There are no restrictions on the currency denomination of securities.

The securities to be listed or traded must be freely transferable. It is a market practice that dematerialized (book-entry) securities of Czech issuers are registered with and settled through the Czech Central Depository, a subsidiary of the PSE, through one of its participants (usually the same bank or broker that provides consultancy services with the PSE). In the case of shares in foreign companies, the securities are usually registered with a foreign central depository and, to allow their settlement in connection with the listing, such depository is either connected directly to the Czech Central Depository or there is an intermediary foreign depository that has a direct settlement link with both the Czech Central Depository and the foreign central depository that keeps the register of the shares.

Normally, a company applying for a listing does not need to obtain a compliance adviser that is established with the PSE. However, as mentioned above, it is a usual market practice that both a broker as well as a law firm are engaged in this process.

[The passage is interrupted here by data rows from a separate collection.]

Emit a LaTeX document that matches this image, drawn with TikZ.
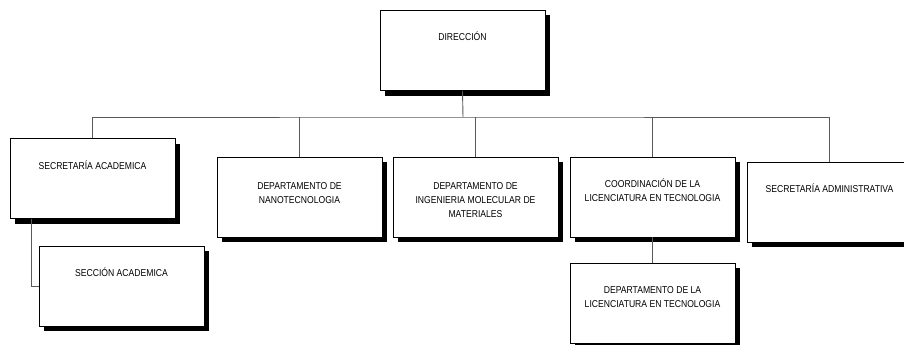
\documentclass[tikz,border=0pt]{standalone}
\usepackage{fontspec}
\setmainfont[FakeStretch=0.86]{Liberation Sans}
\usetikzlibrary{shadows,calc}
\begin{document}
\begin{tikzpicture}[x=1pt,y=-1pt,
  box/.style={draw=black,line width=0.8pt,fill=white,minimum width=165pt,minimum height=80pt,inner sep=0pt,
    drop shadow={shadow xshift=5pt,shadow yshift=-5pt,fill=black,opacity=1}},
  txt/.style={align=center,inner sep=0pt,anchor=north,font=\fontsize{10pt}{14pt}\selectfont},
  conn/.style={draw=black!65,line width=0.9pt}]
\useasboundingbox (0,0) rectangle (904,345);
\node[box] (dir) at (462.5,50.5) {};
\node[box] (secac) at (92.5,178.5) {};
\node[box] (secc) at (121.5,286) {};
\node[box] (nano) at (299.5,197) {};
\node[box] (ing) at (475.5,197) {};
\node[box] (coord) at (652.5,197) {};
\node[box] (adm) at (829.5,202) {};
\node[box] (lic) at (652.5,303) {};
\node[txt] at ($(dir.north)+(0,20)$) {\strut DIRECCIÓN};
\node[txt] at ($(secac.north)+(0,21)$) {\strut SECRETARÍA ACADEMICA};
\node[txt] at ($(secc.north)+(0,21)$) {\strut SECCIÓN ACADEMICA};
\node[txt] at ($(nano.north)+(0,23)$) {\strut DEPARTAMENTO DE\\NANOTECNOLOGIA};
\node[txt] at ($(ing.north)+(0,23)$) {\strut DEPARTAMENTO DE\\INGENIERIA MOLECULAR DE\\MATERIALES};
\node[txt] at ($(coord.north)+(0,20.5)$) {\strut COORDINACIÓN DE LA\\LICENCIATURA EN TECNOLOGIA};
\node[txt] at ($(adm.north)+(0,20.5)$) {\strut SECRETARÍA ADMINISTRATIVA};
\node[txt] at ($(lic.north)+(0,21)$) {\strut DEPARTAMENTO DE LA\\LICENCIATURA EN TECNOLOGIA};
\coordinate (bus) at (463,117);
\draw[conn] (dir.south) -- (bus);
\draw[conn] (secac.north) |- (bus) -| (adm.north);
\draw[conn] (nano.north) -- (nano.north |- bus);
\draw[conn] (ing.north) -- (ing.north |- bus);
\draw[conn] (coord.north) -- (coord.north |- bus);
\draw[conn] (coord.south) -- (lic.north);
\draw[conn] ($(secac.south west)+(22,0)$) |- (secc.west);
\end{tikzpicture}
\end{document}
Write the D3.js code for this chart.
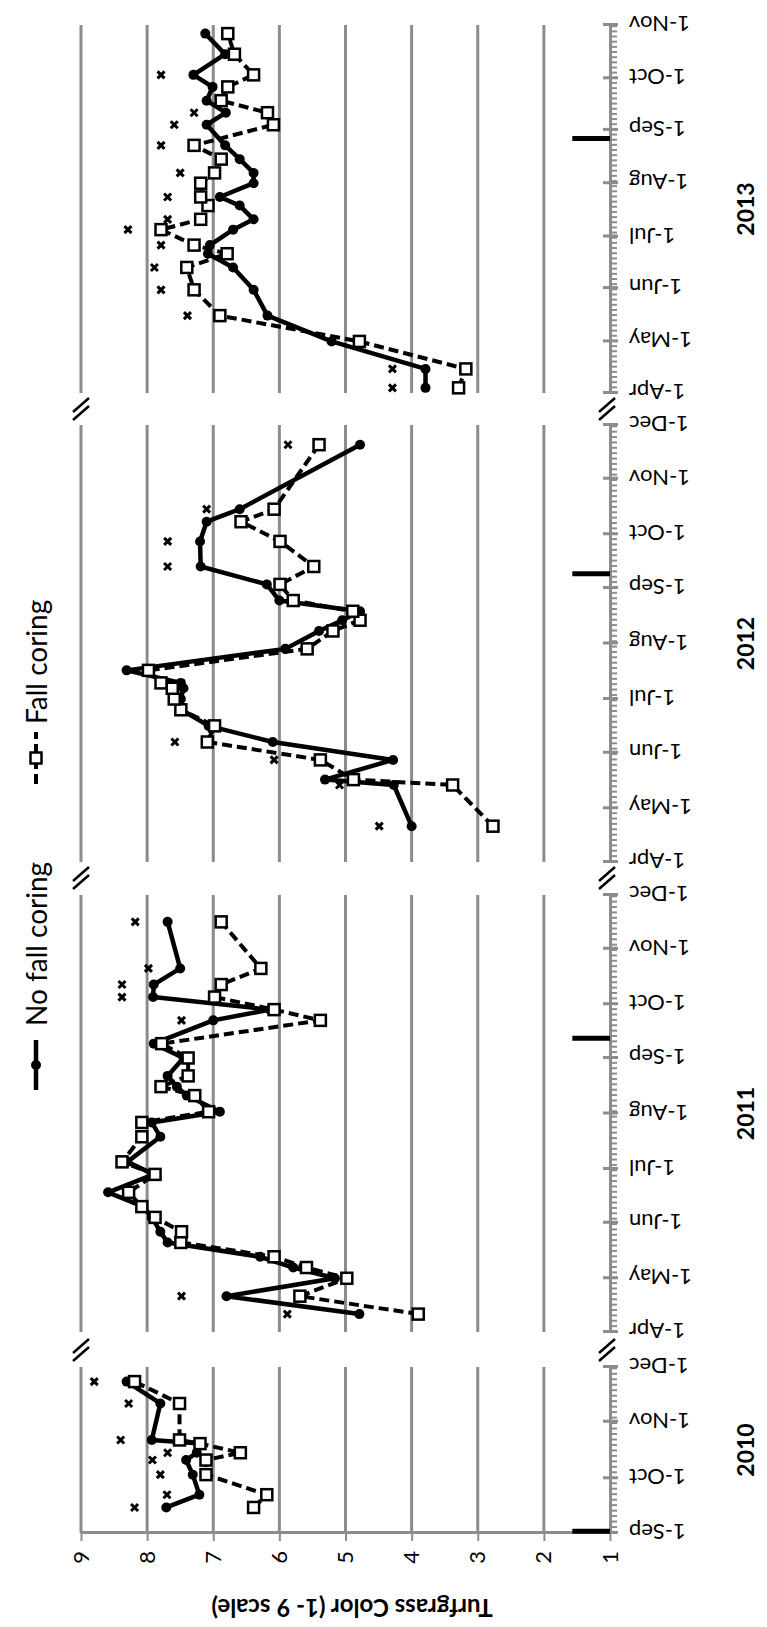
<!DOCTYPE html>
<html>
<head>
<meta charset="utf-8">
<script src="https://cdn.jsdelivr.net/npm/d3@7"></script>
<style>
  body { margin: 0; background: #fff; }
  svg { display: block; }
</style>
</head>
<body>
<div id="chart"></div>
<script>
// ---- data ----
var years = ['2010', '2011', '2012', '2013'];
var panelStart = ['2010-09-01', '2011-04-01', '2012-04-01', '2013-04-01'];
var panelEnd = ['2010-12-01', '2011-12-01', '2012-12-01', '2013-11-01'];
var coringDates = ['2010-09-02', '2011-09-12', '2012-09-09', '2013-08-27'];
var valueTicks = [1, 2, 3, 4, 5, 6, 7, 8, 9];

var dates2010 = ['2010-09-15', '2010-09-22', '2010-10-03', '2010-10-11', '2010-10-15', '2010-10-20', '2010-10-22', '2010-11-11', '2010-11-23'];
var noCoring2010 = [7.71, 7.21, 7.31, 7.41, 7.25, 7.20, 7.93, 7.80, 8.31];
var fallCoring2010 = [6.39, 6.19, 7.11, 7.11, 6.59, 7.20, 7.51, 7.51, 8.19];
var markDates2010 = ['2010-09-15', '2010-09-22', '2010-10-03', '2010-10-11', '2010-10-15', '2010-10-22', '2010-11-11', '2010-11-23'];
var markValues2010 = [8.19, 7.70, 7.80, 7.92, 7.69, 8.40, 8.28, 8.80];

var dates2011 = ['2011-04-11', '2011-04-21', '2011-05-01', '2011-05-07', '2011-05-13', '2011-05-21', '2011-05-27', '2011-06-04', '2011-06-10', '2011-06-18', '2011-06-28', '2011-07-05', '2011-07-19', '2011-07-27', '2011-08-02', '2011-08-11', '2011-08-16', '2011-08-22', '2011-09-01', '2011-09-09', '2011-09-22', '2011-09-28', '2011-10-05', '2011-10-12', '2011-10-21', '2011-11-16'];
var noCoring2011 = [4.79, 6.80, 5.16, 5.79, 6.29, 7.69, 7.80, 7.93, 8.06, 8.59, 7.90, 8.30, 7.80, 7.93, 6.90, 7.40, 7.55, 7.69, 7.45, 7.90, 7.00, 6.14, 7.91, 7.90, 7.50, 7.69];
var fallCoring2011 = [3.90, 5.69, 4.98, 5.59, 6.08, 7.49, 7.48, 7.88, 8.08, 8.28, 7.88, 8.38, 8.08, 8.08, 7.07, 7.28, 7.79, 7.38, 7.38, 7.78, 5.38, 6.08, 6.98, 6.88, 6.28, 6.88];
var markDates2011 = ['2011-04-11', '2011-04-21', '2011-09-22', '2011-10-05', '2011-10-12', '2011-10-21', '2011-11-16'];
var markValues2011 = [5.88, 7.48, 7.48, 8.38, 8.38, 7.98, 8.18];

var dates2012 = ['2012-04-21', '2012-05-14', '2012-05-17', '2012-05-28', '2012-06-07', '2012-06-16', '2012-06-25', '2012-07-01', '2012-07-07', '2012-07-10', '2012-07-17', '2012-07-29', '2012-08-08', '2012-08-14', '2012-08-19', '2012-08-25', '2012-09-03', '2012-09-13', '2012-09-27', '2012-10-08', '2012-10-15', '2012-11-20'];
var noCoring2012 = [4.00, 4.27, 5.31, 4.28, 6.10, 7.07, 7.48, 7.49, 7.45, 7.49, 8.31, 5.91, 5.40, 5.05, 4.78, 6.00, 6.19, 7.19, 7.20, 7.10, 6.60, 4.78];
var fallCoring2012 = [2.77, 3.38, 4.88, 5.38, 7.09, 6.98, 7.49, 7.59, 7.62, 7.79, 7.98, 5.58, 5.19, 4.78, 4.89, 5.79, 5.99, 5.48, 5.99, 6.58, 6.08, 5.40];
var markDates2012 = ['2012-04-21', '2012-05-14', '2012-05-28', '2012-06-07', '2012-09-13', '2012-09-27', '2012-10-15', '2012-11-20'];
var markValues2012 = [4.49, 5.09, 6.08, 7.58, 7.69, 7.69, 7.10, 5.87];

var dates2013 = ['2013-04-04', '2013-04-15', '2013-05-01', '2013-05-16', '2013-05-31', '2013-06-13', '2013-06-21', '2013-06-26', '2013-07-05', '2013-07-11', '2013-07-19', '2013-07-24', '2013-08-01', '2013-08-07', '2013-08-15', '2013-08-23', '2013-09-04', '2013-09-11', '2013-09-18', '2013-09-26', '2013-10-03', '2013-10-15', '2013-10-27'];
var noCoring2013 = [3.79, 3.79, 5.21, 6.18, 6.39, 6.70, 7.08, 7.05, 6.70, 6.39, 6.60, 6.90, 6.39, 6.39, 6.60, 6.82, 7.10, 6.81, 7.10, 7.01, 7.30, 6.82, 7.12];
var fallCoring2013 = [3.29, 3.18, 4.79, 6.90, 7.29, 7.40, 6.79, 7.29, 7.79, 7.19, 7.08, 7.19, 7.19, 6.98, 6.88, 7.29, 6.09, 6.18, 6.88, 6.78, 6.39, 6.68, 6.78];
var markDates2013 = ['2013-04-04', '2013-04-15', '2013-05-16', '2013-05-31', '2013-06-13', '2013-06-26', '2013-07-05', '2013-07-11', '2013-07-24', '2013-08-07', '2013-08-23', '2013-09-04', '2013-09-11', '2013-10-03'];
var markValues2013 = [4.29, 4.29, 7.39, 7.79, 7.89, 7.79, 8.29, 7.69, 7.69, 7.50, 7.79, 7.59, 7.29, 7.79];

var allDates = [dates2010, dates2011, dates2012, dates2013];
var allNoCoring = [noCoring2010, noCoring2011, noCoring2012, noCoring2013];
var allFallCoring = [fallCoring2010, fallCoring2011, fallCoring2012, fallCoring2013];
var allMarkDates = [markDates2010, markDates2011, markDates2012, markDates2013];
var allMarkValues = [markValues2010, markValues2011, markValues2012, markValues2013];

// ---- layout (chart is drawn upright, then turned a quarter turn) ----
var W = 1627, H = 767;
var panelRange = [[94, 260], [295, 732], [765, 1202], [1234, 1602]];
var gridColor = '#8c8c8c';
var font = 'Lato, "Liberation Sans", sans-serif';

var parse = d3.timeParse('%Y-%m-%d');
var y = d3.scaleLinear().domain([1, 9]).range([610, 81]);

var svg = d3.select('#chart').append('svg')
  .attr('width', 767)
  .attr('height', 1627);

var g = svg.append('g')
  .attr('transform', 'translate(0,' + W + ') rotate(-90)');

var line = function(x) {
  return d3.line().x(function(d) { return x(d.date); }).y(function(d) { return y(d.v); });
};

var scales = [];

years.forEach(function(yr, i) {
  var start = parse(panelStart[i]), end = parse(panelEnd[i]);
  var x = d3.scaleTime().domain([start, end]).range(panelRange[i]);
  scales.push(x);
  var p = g.append('g');

  // gridlines
  p.selectAll('.grid').data(valueTicks.slice(1)).enter().append('line')
    .attr('x1', panelRange[i][0]).attr('x2', panelRange[i][1])
    .attr('y1', function(d) { return y(d); }).attr('y2', function(d) { return y(d); })
    .attr('stroke', gridColor).attr('stroke-width', 3);

  // minor ticks, every 3 days
  var minor = d3.axisBottom(x)
    .tickValues(d3.timeDay.range(start, d3.timeDay.offset(end, 1), 3))
    .tickFormat('').tickSize(7).tickSizeOuter(0);
  var mg = p.append('g').attr('transform', 'translate(0,' + y(1) + ')').call(minor);
  mg.select('.domain').remove();
  mg.selectAll('line').attr('stroke', gridColor).attr('stroke-width', 2);

  // month axis
  var months = d3.timeMonth.range(start, d3.timeDay.offset(end, 1));
  var axis = d3.axisBottom(x).tickValues(months)
    .tickFormat(d3.timeFormat('%-d-%b')).tickSize(8).tickSizeOuter(0);
  var ag = p.append('g').attr('transform', 'translate(0,' + y(1) + ')').call(axis);
  ag.select('.domain').attr('stroke', gridColor).attr('stroke-width', 3);
  ag.selectAll('.tick line').attr('y1', -7).attr('stroke', gridColor).attr('stroke-width', 3);
  ag.selectAll('.tick text')
    .attr('x', 0).attr('y', 0).attr('dy', null)
    .attr('transform', 'translate(0,19) rotate(-90)')
    .attr('text-anchor', 'end').attr('dominant-baseline', 'central')
    .attr('fill', '#000').style('font-family', font).style('font-size', '22px');

  // series
  var dts = allDates[i].map(parse);
  var nc = dts.map(function(d, k) { return { date: d, v: allNoCoring[i][k] }; });
  var fc = dts.map(function(d, k) { return { date: d, v: allFallCoring[i][k] }; });
  var mk = allMarkDates[i].map(function(d, k) { return { date: parse(d), v: allMarkValues[i][k] }; });

  p.append('path').datum(fc).attr('d', line(x))
    .attr('fill', 'none').attr('stroke', '#000').attr('stroke-width', 4)
    .attr('stroke-dasharray', '10,5');
  p.append('path').datum(nc).attr('d', line(x))
    .attr('fill', 'none').attr('stroke', '#000').attr('stroke-width', 4.5)
    .attr('stroke-linejoin', 'round');

  p.selectAll('.nc').data(nc).enter().append('circle')
    .attr('cx', function(d) { return x(d.date); })
    .attr('cy', function(d) { return y(d.v); })
    .attr('r', 5).attr('fill', '#000');

  p.selectAll('.fc').data(fc).enter().append('rect')
    .attr('x', function(d) { return x(d.date) - 5.5; })
    .attr('y', function(d) { return y(d.v) - 5.5; })
    .attr('width', 11).attr('height', 11)
    .attr('fill', '#fff').attr('stroke', '#000').attr('stroke-width', 2.5);

  p.selectAll('.mk').data(mk).enter().append('path')
    .attr('transform', function(d) { return 'translate(' + x(d.date) + ',' + y(d.v) + ')'; })
    .attr('d', 'M-3.5,-3.5L3.5,3.5M-3.5,3.5L3.5,-3.5')
    .attr('stroke', '#000').attr('stroke-width', 3);

  // year label
  g.append('text')
    .attr('x', (panelRange[i][0] + panelRange[i][1]) / 2).attr('y', 745)
    .attr('text-anchor', 'middle').attr('dominant-baseline', 'central')
    .style('font-family', font).style('font-size', '23px').style('font-weight', 'bold')
    .text(yr);
});

// value axis on the first panel
var va = d3.axisLeft(y).tickValues(valueTicks).tickSize(8).tickPadding(10).tickSizeOuter(0);
var vg = g.append('g').attr('transform', 'translate(' + panelRange[0][0] + ',0)').call(va);
vg.select('.domain').attr('stroke', gridColor).attr('stroke-width', 3);
vg.selectAll('.tick line').attr('stroke', gridColor).attr('stroke-width', 2);
vg.selectAll('.tick text').attr('fill', '#000').style('font-family', font).style('font-size', '22px');

// coring date bars (drawn over the axes)
coringDates.forEach(function(c, i) {
  var cx = scales[i](parse(c));
  g.append('line')
    .attr('x1', cx).attr('x2', cx)
    .attr('y1', y(1)).attr('y2', y(1.57))
    .attr('stroke', '#000').attr('stroke-width', 5);
});

// axis title
g.append('text')
  .attr('transform', 'translate(19,352) rotate(-90)')
  .attr('text-anchor', 'middle').attr('dominant-baseline', 'central')
  .style('font-family', font).style('font-size', '24px').style('font-weight', 'bold')
  .text('Turfgrass Color (1- 9 scale)');

// break marks between panels
var breaks = [277, 749, 1218];
breaks.forEach(function(bx) {
  [y(9), y(1) - 3].forEach(function(by) {
    [-4, 4].forEach(function(off) {
      g.append('line')
        .attr('x1', bx + off - 7).attr('y1', by - 8)
        .attr('x2', bx + off + 7).attr('y2', by + 8)
        .attr('stroke', '#000').attr('stroke-width', 2.5);
    });
  });
});

// legend
var legend = g.append('g').attr('transform', 'translate(0,36)');
var l1 = legend.append('g').attr('transform', 'translate(537,0)');
l1.append('line').attr('x1', 0).attr('x2', 50).attr('stroke', '#000').attr('stroke-width', 4.5);
l1.append('circle').attr('cx', 25).attr('r', 5).attr('fill', '#000');
l1.append('text').attr('x', 64).attr('dominant-baseline', 'central')
  .style('font-family', font).style('font-size', '28px').text('No fall coring');
var l2 = legend.append('g').attr('transform', 'translate(843,0)');
l2.append('line').attr('x1', 0).attr('x2', 52).attr('stroke', '#000').attr('stroke-width', 4)
  .attr('stroke-dasharray', '10,5');
l2.append('rect').attr('x', 20.5).attr('y', -5.5).attr('width', 11).attr('height', 11)
  .attr('fill', '#fff').attr('stroke', '#000').attr('stroke-width', 2.5);
l2.append('text').attr('x', 60).attr('dominant-baseline', 'central')
  .style('font-family', font).style('font-size', '28px').text('Fall coring');
</script>
</body>
</html>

In addition to the details above, there are two further considerations when applying for admission of securities to the PSE's unregulated trading markets: (i) any issuer applying for admission of shares to the Start Market must have a guarantor for the issue that is a trading member with the PSE (the role of such guarantor is to assist the issuer in entering this market; the guarantor formally checks all the particulars of the application for admission to the Start Market, including the relevant annexes, and also oversees compliance with the disclosure duty of the issuer); and (ii) any issuer applying for admission of shares to the Free Market must either fulfil the conditions for this admission or otherwise obtain a guarantee from a trading member with the PSE.